Gross is also known for speaking quite bluntly about the United States’ growing debt problem. His latest monthly market commentary came with a warning for the U.S. and investors alike. Gross stated that a number of recent studies have concluded that “The U.S. balance sheet, its deficit and its ‘fiscal gap’ is in flames and that its fire department is apparently asleep at the station house.”
The recent studies Gross pointed to came from the Congressional Budget Office, the International Monetary Fund and the Bank of International Settlements. The studies calculated that the United States needs to cut spending or raise taxes by 11% of GDP over the next 5-10 years. This translates to $1.6 trillion per year. That compares to the country’s 8% of GDP deficit in 2011. Those numbers put the U.S. in the ‘ring of fire’ with other countries with similar fiscal gap sizes. These countries include Greece, Spain, Japan, France and the U.K.

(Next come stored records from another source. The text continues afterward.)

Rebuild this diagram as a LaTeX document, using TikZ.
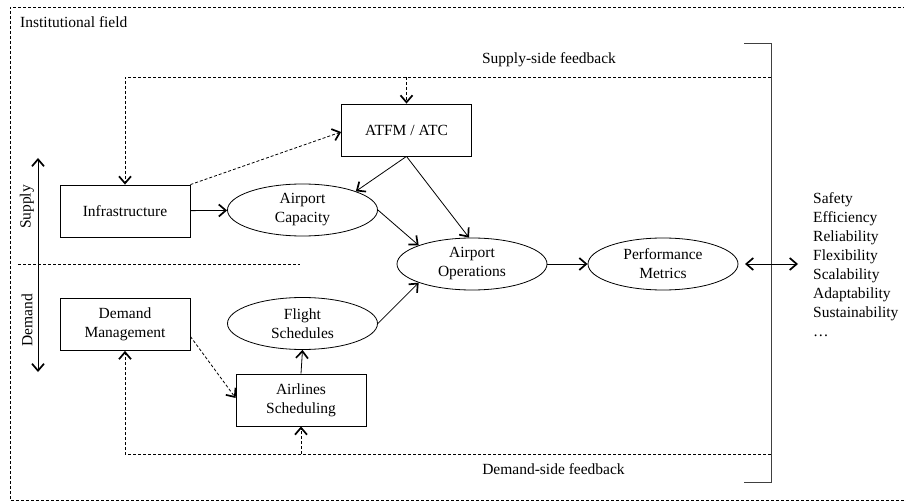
\documentclass[tikz,border=0pt]{standalone}
\usepackage{fontspec}
\setmainfont{Liberation Serif}
\usetikzlibrary{arrows.meta,shapes.geometric}
\begin{document}
\begin{tikzpicture}[x=1pt,y=-1pt,
  font=\fontsize{15.5}{19}\selectfont,
  every node/.style={inner sep=0pt},
  box/.style={draw, line width=0.8pt, minimum width=130pt, minimum height=52pt, align=center},
  oval/.style={draw, ellipse, line width=0.8pt, minimum width=150pt, minimum height=52pt, align=center},
  conn/.style={line width=0.8pt, -{Straight Barb[length=7pt,width=12pt,line width=1.7pt]}},
  dconn/.style={conn, dash pattern=on 3pt off 2pt},
  both/.style={line width=0.8pt, {Straight Barb[length=7pt,width=12pt,line width=1.7pt]}-{Straight Barb[length=7pt,width=12pt,line width=1.7pt]}},
  dline/.style={line width=0.8pt, dash pattern=on 3pt off 2pt},
  bracket/.style={line width=1pt, draw=black!75}
]
\useasboundingbox (0,0) rectangle (904,502);

% outer institutional frame
\draw[dline] (906,7) -- (10,7) -- (10,500) -- (906,500);
\node[anchor=base west] (inst) at (20,28) {Institutional field};

% nodes
\node[box] (atfm) at (406.5,130) {ATFM / ATC};
\node[box] (infra) at (125,211) {Infrastructure};
\node[box] (dm) at (125,324.5) {Demand\\Management};
\node[box] (airl) at (301,400) {Airlines\\Scheduling};
\node[oval] (cap) at (302.5,210) {Airport\\Capacity};
\node[oval] (fs) at (302.5,323.5) {Flight\\Schedules};
\node[oval] (ops) at (472,264) {Airport\\Operations};
\node[oval] (perf) at (663,264) {Performance\\Metrics};

% bracket
\draw[bracket] (744,44) -- (771,44) -- (771,482) -- (744,482);

% feedback loops
\coordinate (sfR) at (771,77);
\coordinate (dfR) at (771,454);
\draw[dconn] (sfR) -- (infra.north |- sfR) -- (infra.north);
\draw[dconn] (atfm.north |- sfR) -- (atfm.north);
\draw[dconn] (dfR) -- (dm.south |- dfR) -- (dm.south);
\draw[dconn] (airl.south |- dfR) -- (airl.south);
\node (sft) at (549,60) {Supply-side feedback};
\node (dft) at (553.5,469) {Demand-side feedback};

% connectors
\draw[conn] (infra) -- (cap);
\draw[dconn] (infra.north east) -- ([yshift=-2pt]atfm.west);
\draw[conn] (atfm.south) -- (cap.north east);
\draw[conn] (atfm.south) -- ([xshift=-3pt]ops.north);
\draw[conn] (cap.east) -- (ops.north west);
\draw[conn] (fs.east) -- (ops.south west);
\draw[conn] (airl.north) -- (fs.south);
\draw[dconn] ([yshift=-12pt]dm.east) -- ([yshift=2pt]airl.west);
\draw[conn] (ops) -- (perf);

% performance dimensions
\coordinate (mL) at (745,264);
\coordinate (mR) at (798,264);
\draw[both] (mL) -- (mR);
\node[anchor=north west, align=left] (metrics) at (813,192)
  {Safety\\Efficiency\\Reliability\\Flexibility\\Scalability\\Adaptability\\Sustainability\\…};

% supply / demand axis
\coordinate (sdT) at (38,158);
\coordinate (sdB) at (38,372);
\draw[both] (sdT) -- (sdB);
\coordinate (sepL) at (18,264);
\coordinate (sepR) at (300,264);
\draw[dline] (sepL) -- (sepR);
\node[rotate=90] (sup) at (27,207) {Supply};
\node[rotate=90] (dem) at (27,320) {Demand};
\end{tikzpicture}
\end{document}
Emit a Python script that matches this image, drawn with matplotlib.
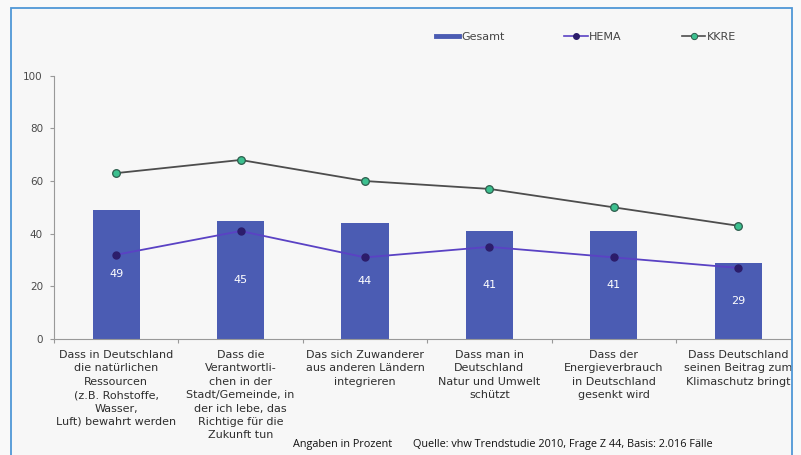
import numpy as np
import matplotlib
matplotlib.use("Agg")
import matplotlib.pyplot as plt
from matplotlib.patches import Rectangle
from matplotlib.lines import Line2D

# --- Data ---
categories = [
    "Dass in Deutschland\ndie natürlichen\nRessourcen\n(z.B. Rohstoffe,\nWasser,\nLuft) bewahrt werden",
    "Dass die\nVerantwortli-\nchen in der\nStadt/Gemeinde, in\nder ich lebe, das\nRichtige für die\nZukunft tun",
    "Das sich Zuwanderer\naus anderen Ländern\nintegrieren",
    "Dass man in\nDeutschland\nNatur und Umwelt\nschützt",
    "Dass der\nEnergieverbrauch\nin Deutschland\ngesenkt wird",
    "Dass Deutschland\nseinen Beitrag zum\nKlimaschutz bringt",
]
gesamt = [49, 45, 44, 41, 41, 29]
hema = [32, 41, 31, 35, 31, 27]
kkre = [63, 68, 60, 57, 50, 43]
yticks = [0, 20, 40, 60, 80, 100]

bar_color = "#4b5cb3"
hema_line = "#5a42c4"
hema_marker = "#2c1d6b"
kkre_line = "#4d4d4d"
kkre_marker = "#3cc08f"
text_grey = "#2e2e2e"

W, H = 801, 455
fig = plt.figure(figsize=(W / 100, H / 100), dpi=100, facecolor="#f9f9f9")

# framed panel
panel = Rectangle((11 / W, -0.05), (792 - 11) / W, 1.05 - 8 / H,
                  transform=fig.transFigure, facecolor="#f7f7f7",
                  edgecolor="none", zorder=-5)
border = Rectangle((11 / W, -0.05), (792 - 11) / W, 1.05 - 8 / H,
                   transform=fig.transFigure, facecolor="none",
                   edgecolor="#4f97d6", linewidth=1.3, zorder=10)
fig.add_artist(panel)
fig.add_artist(border)

# one category is 124.4 px wide; the plot runs on to the panel edge
cat_px = 124.4
left_px, right_px = 54, 791
ax = fig.add_axes([left_px / W, 1 - 339 / H, (right_px - left_px) / W, (339 - 75.7) / H])
ax.set_facecolor("none")

x = np.arange(len(categories))
bars = ax.bar(x, gesamt, width=0.38, color=bar_color, zorder=2)
ax.bar_label(bars, labels=[str(v) for v in gesamt], label_type="center",
             color="white", fontsize=8)
ax.plot(x, hema, color=hema_line, lw=1.3, marker="o", ms=5,
        mfc=hema_marker, mec=hema_marker, zorder=3)
ax.plot(x, kkre, color=kkre_line, lw=1.3, marker="o", ms=5.5,
        mfc=kkre_marker, mec="#2d5c4c", mew=0.9, zorder=3)

ax.set_xlim(-0.5, -0.5 + (right_px - left_px) / cat_px)
ax.set_ylim(0, 100)
ax.set_yticks(yticks)
ax.tick_params(axis="y", labelsize=7.5, colors="#999999", labelcolor="#4a4a4a",
               length=3, width=0.8, pad=5)

ax.set_xticks(x)
ax.set_xticklabels(categories, fontsize=8, color=text_grey, linespacing=1.42,
                   va="top")
ax.set_xticks(np.arange(len(categories)) - 0.5, minor=True)
ax.tick_params(axis="x", which="major", length=0, pad=8)
ax.tick_params(axis="x", which="minor", length=3, color="#999999", width=0.8)

for side in ["top", "right"]:
    ax.spines[side].set_visible(False)
ax.spines["left"].set_color("#999999")
ax.spines["bottom"].set_color("#999999")

handles = [
    Line2D([], [], color=bar_color, lw=3.5),
    Line2D([], [], color=hema_line, lw=1.2, marker="o", ms=4,
           mfc=hema_marker, mec=hema_marker),
    Line2D([], [], color=kkre_line, lw=1.2, marker="o", ms=4.5,
           mfc=kkre_marker, mec="#2d5c4c", mew=0.7),
]
fig.legend(handles, ["Gesamt", "HEMA", "KKRE"], ncol=3, frameon=False,
           loc="center left", bbox_to_anchor=(426 / W, 1 - 37 / H),
           fontsize=8, labelcolor="#444444", handlelength=2.1,
           handletextpad=0.15, columnspacing=5.4)

fig.text(293 / W, 1 - 445 / H, "Angaben in Prozent", fontsize=7.8,
         family="Open Sans", va="center", color="#111111")
fig.text(413 / W, 1 - 445 / H,
         "Quelle: vhw Trendstudie 2010, Frage Z 44, Basis: 2.016 Fälle",
         fontsize=7.8, family="Open Sans", va="center", color="#111111")

fig.savefig("out.png", dpi=100, facecolor=fig.get_facecolor())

Gross warned that the U.S. debt problems have put the country in this “ring of fire” that will burn most investors. The only investors who will not get “burned”? He says the lucky few will be those that are protected by gold and other real assets, protected from a severe U.S. dollar depreciation caused by the Federal Reserve’s money printing.
In a white paper titled “GOLD – The Simple Facts” posted on PIMCO’s website, PIMCO analysts Nicholas J. Johnson and Mihir P. Worah also said some interesting things. Here is an excerpt, “Our bottom line: given current valuations and central bank policies, we see gold as a compelling inflation hedge and store of value that is potentially superior to fiat currencies.” They pointed out the positive supply/demand characteristics of gold as a big plus in their scenario. The PIMCO analysts went on to say, “We believe investors should consider allocating gold and other precious metals to a diversified investment portfolio.”
That is quite a statement coming from a “mainstream” investment firm. Wall Street’s usual reaction to gold is that it is a barbarous relic whose only use is in jewelry and that no sane investor should put any money into it, even paper gold instruments such as gold ETFs like the SPDR Gold Shares (NYSE: GLD) and others.
After Bill Gross’ bullish words, gold prices were trading a 7 month high on Thursday before falling Friday to finish the week at about $1776.00 an ounce.
From a technical analysis point of view gold, silver and gold miners have been holding value at key resistance levels. While we could see a 3-5% pullback before they breakout and start the next rally overall the outlook for precious metals remains very strong and I put a $2400 per ounce on gold for 2013.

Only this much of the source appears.